═══ Given information ═══

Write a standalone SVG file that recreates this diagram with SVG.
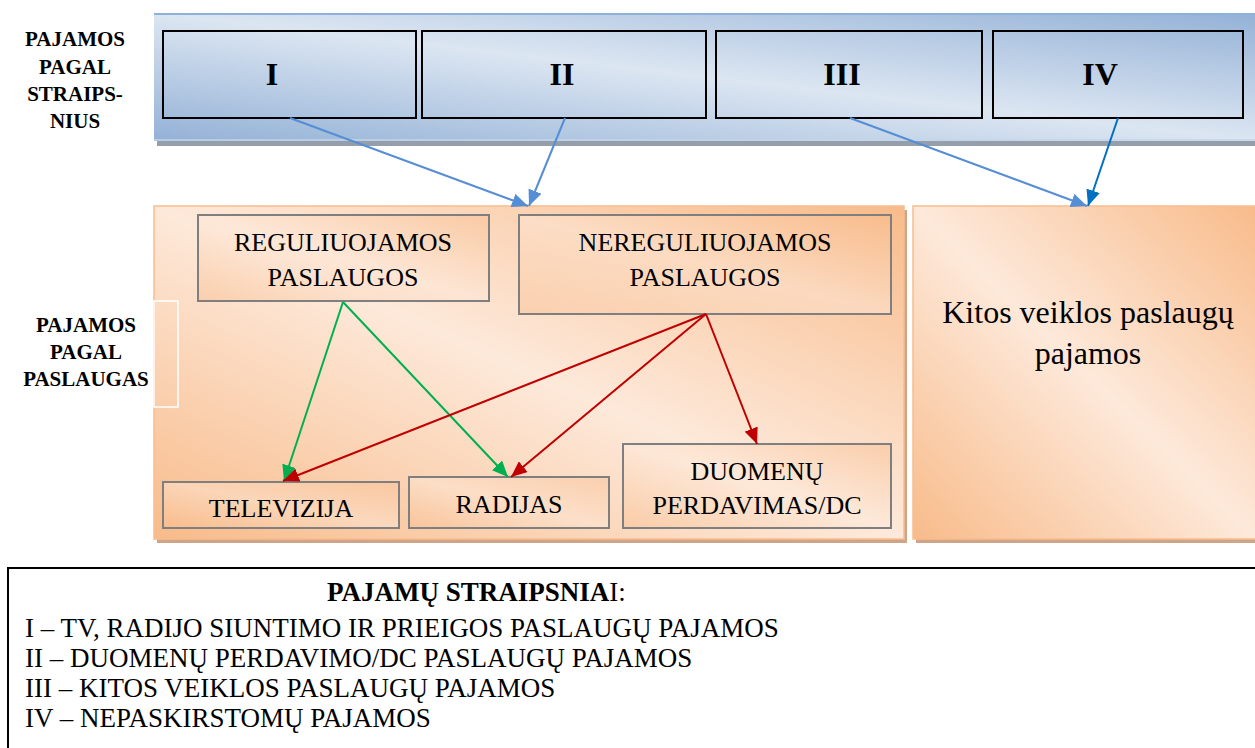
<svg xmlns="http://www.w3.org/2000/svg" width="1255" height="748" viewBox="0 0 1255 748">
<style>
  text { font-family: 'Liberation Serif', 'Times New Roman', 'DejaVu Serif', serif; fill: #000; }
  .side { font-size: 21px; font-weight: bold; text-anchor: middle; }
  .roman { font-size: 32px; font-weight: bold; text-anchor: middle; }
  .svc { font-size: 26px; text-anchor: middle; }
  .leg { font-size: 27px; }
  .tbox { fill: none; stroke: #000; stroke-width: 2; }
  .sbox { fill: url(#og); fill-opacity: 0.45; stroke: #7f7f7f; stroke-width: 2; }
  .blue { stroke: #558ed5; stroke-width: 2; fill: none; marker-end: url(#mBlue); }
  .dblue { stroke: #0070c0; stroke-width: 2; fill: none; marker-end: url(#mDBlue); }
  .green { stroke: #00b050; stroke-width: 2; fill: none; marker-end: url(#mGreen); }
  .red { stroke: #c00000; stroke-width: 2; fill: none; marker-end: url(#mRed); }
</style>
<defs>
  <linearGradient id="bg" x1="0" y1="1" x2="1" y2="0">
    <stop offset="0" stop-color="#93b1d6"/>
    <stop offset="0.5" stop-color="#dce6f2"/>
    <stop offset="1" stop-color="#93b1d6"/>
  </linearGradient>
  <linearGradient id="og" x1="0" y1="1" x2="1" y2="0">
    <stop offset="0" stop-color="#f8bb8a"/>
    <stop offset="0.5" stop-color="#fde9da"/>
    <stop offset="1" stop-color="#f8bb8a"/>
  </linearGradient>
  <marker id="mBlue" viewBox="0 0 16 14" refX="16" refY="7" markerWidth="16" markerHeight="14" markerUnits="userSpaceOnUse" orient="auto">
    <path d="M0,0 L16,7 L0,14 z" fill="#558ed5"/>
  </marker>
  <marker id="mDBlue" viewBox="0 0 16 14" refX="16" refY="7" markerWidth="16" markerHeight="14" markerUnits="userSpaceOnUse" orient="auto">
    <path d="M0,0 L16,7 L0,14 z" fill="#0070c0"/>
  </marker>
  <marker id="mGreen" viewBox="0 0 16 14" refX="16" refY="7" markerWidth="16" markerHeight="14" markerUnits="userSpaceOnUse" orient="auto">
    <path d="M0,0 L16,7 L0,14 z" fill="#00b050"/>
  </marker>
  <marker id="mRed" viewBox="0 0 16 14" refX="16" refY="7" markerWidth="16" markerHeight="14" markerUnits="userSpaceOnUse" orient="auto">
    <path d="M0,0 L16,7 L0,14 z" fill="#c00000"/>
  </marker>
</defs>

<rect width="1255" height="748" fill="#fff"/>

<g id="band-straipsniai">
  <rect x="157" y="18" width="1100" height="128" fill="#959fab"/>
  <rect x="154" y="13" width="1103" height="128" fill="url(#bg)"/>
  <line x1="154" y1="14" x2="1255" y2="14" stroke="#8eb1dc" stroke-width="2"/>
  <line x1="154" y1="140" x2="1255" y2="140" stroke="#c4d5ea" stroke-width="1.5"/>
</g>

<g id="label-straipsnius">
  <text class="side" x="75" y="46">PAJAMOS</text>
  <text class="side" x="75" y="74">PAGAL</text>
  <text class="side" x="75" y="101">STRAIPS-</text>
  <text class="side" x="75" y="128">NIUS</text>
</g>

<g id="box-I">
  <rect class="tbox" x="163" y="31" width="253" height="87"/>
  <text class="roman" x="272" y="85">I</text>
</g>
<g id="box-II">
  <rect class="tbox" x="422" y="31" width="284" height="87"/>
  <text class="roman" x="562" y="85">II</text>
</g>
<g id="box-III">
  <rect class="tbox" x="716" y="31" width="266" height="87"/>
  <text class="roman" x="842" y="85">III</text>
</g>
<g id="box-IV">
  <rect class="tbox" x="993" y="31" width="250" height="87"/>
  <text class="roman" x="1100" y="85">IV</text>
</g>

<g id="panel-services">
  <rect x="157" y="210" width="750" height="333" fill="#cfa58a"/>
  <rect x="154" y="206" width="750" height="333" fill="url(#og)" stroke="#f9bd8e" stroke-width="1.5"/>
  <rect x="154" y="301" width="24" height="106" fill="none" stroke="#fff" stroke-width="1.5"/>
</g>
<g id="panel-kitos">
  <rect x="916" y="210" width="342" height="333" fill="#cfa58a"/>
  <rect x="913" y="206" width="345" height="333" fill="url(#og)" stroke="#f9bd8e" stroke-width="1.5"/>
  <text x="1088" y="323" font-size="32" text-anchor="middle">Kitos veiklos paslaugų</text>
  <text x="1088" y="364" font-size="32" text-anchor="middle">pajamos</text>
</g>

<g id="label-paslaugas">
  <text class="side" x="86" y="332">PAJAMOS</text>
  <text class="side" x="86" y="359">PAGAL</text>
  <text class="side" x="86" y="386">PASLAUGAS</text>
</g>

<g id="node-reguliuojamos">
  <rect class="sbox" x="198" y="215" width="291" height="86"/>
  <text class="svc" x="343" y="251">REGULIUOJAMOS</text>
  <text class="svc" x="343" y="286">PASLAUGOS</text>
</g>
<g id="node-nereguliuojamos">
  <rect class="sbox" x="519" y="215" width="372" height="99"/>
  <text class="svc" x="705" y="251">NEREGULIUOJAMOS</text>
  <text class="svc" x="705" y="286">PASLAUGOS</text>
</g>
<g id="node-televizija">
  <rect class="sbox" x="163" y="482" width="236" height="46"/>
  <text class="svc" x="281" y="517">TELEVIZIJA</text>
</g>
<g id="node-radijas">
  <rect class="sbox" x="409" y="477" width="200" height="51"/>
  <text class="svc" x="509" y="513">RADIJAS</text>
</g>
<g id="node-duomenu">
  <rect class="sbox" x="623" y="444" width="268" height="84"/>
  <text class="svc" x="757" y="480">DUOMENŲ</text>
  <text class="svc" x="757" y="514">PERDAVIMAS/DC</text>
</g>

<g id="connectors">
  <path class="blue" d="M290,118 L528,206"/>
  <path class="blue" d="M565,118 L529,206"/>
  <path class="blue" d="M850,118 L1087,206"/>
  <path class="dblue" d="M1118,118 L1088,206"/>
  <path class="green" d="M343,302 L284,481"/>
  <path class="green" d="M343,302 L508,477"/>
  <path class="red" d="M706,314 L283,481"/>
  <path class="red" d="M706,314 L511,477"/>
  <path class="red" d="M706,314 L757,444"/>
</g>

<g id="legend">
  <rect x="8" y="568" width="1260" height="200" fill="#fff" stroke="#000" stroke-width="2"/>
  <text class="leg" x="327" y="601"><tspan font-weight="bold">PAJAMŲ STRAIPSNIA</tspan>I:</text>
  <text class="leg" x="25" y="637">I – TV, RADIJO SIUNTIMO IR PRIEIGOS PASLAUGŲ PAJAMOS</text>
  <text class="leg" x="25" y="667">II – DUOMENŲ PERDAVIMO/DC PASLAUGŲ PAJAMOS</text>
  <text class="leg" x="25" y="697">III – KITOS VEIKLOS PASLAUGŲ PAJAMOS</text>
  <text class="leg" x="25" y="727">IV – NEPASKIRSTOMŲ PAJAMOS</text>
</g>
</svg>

═══
═══ Given information ═══

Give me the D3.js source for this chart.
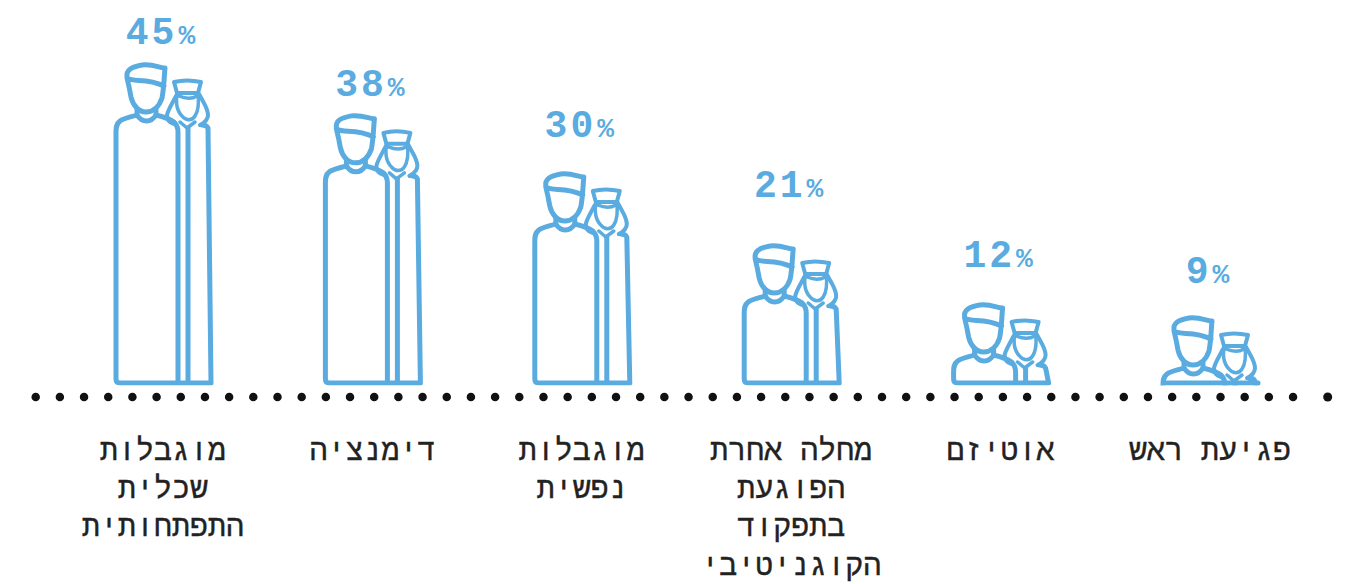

═══
═══ Given information ═══

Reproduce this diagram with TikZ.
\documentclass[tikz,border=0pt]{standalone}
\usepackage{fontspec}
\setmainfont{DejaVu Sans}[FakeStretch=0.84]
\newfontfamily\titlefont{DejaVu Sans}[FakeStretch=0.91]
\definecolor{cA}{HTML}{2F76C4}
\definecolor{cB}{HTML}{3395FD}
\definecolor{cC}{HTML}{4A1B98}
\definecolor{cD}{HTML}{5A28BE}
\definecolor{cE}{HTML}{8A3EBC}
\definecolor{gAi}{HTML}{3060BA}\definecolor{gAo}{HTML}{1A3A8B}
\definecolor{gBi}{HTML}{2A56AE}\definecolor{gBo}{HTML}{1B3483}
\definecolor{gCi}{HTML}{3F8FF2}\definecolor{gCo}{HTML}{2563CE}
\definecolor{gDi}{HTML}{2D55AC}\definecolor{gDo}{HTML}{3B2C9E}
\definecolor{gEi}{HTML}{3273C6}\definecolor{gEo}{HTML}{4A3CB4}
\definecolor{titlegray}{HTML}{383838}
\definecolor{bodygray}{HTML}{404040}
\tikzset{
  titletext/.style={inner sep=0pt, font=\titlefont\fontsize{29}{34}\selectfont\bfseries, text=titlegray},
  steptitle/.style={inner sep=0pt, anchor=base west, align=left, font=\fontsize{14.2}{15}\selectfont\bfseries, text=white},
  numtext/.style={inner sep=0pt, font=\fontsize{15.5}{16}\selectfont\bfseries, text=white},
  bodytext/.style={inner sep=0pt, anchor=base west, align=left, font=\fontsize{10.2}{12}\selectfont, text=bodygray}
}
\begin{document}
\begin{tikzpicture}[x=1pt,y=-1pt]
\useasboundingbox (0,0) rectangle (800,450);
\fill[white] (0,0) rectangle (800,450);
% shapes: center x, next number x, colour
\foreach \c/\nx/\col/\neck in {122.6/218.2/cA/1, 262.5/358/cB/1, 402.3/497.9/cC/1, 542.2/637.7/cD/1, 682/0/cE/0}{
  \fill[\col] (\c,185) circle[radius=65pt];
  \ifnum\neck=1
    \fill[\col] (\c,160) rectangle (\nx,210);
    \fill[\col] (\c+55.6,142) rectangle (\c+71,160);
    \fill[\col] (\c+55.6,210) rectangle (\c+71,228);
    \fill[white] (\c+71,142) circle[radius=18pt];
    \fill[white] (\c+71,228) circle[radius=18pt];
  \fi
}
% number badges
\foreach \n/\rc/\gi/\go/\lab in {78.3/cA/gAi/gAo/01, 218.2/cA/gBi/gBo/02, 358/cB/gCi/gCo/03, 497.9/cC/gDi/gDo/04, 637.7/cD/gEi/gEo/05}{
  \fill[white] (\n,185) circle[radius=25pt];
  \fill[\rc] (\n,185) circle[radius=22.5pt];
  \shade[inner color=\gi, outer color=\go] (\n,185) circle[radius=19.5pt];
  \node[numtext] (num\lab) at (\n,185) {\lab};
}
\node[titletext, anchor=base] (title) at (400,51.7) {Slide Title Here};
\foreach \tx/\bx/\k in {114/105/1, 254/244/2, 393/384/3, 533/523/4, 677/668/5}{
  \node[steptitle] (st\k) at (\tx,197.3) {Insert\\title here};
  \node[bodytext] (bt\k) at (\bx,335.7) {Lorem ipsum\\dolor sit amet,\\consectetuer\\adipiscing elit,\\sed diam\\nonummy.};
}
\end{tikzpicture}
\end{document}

═══

Filter the data for the string "diagram" and copy every line that has it.

Write a standalone SVG file that recreates this diagram with SVG.
Reproduce this diagram with TikZ.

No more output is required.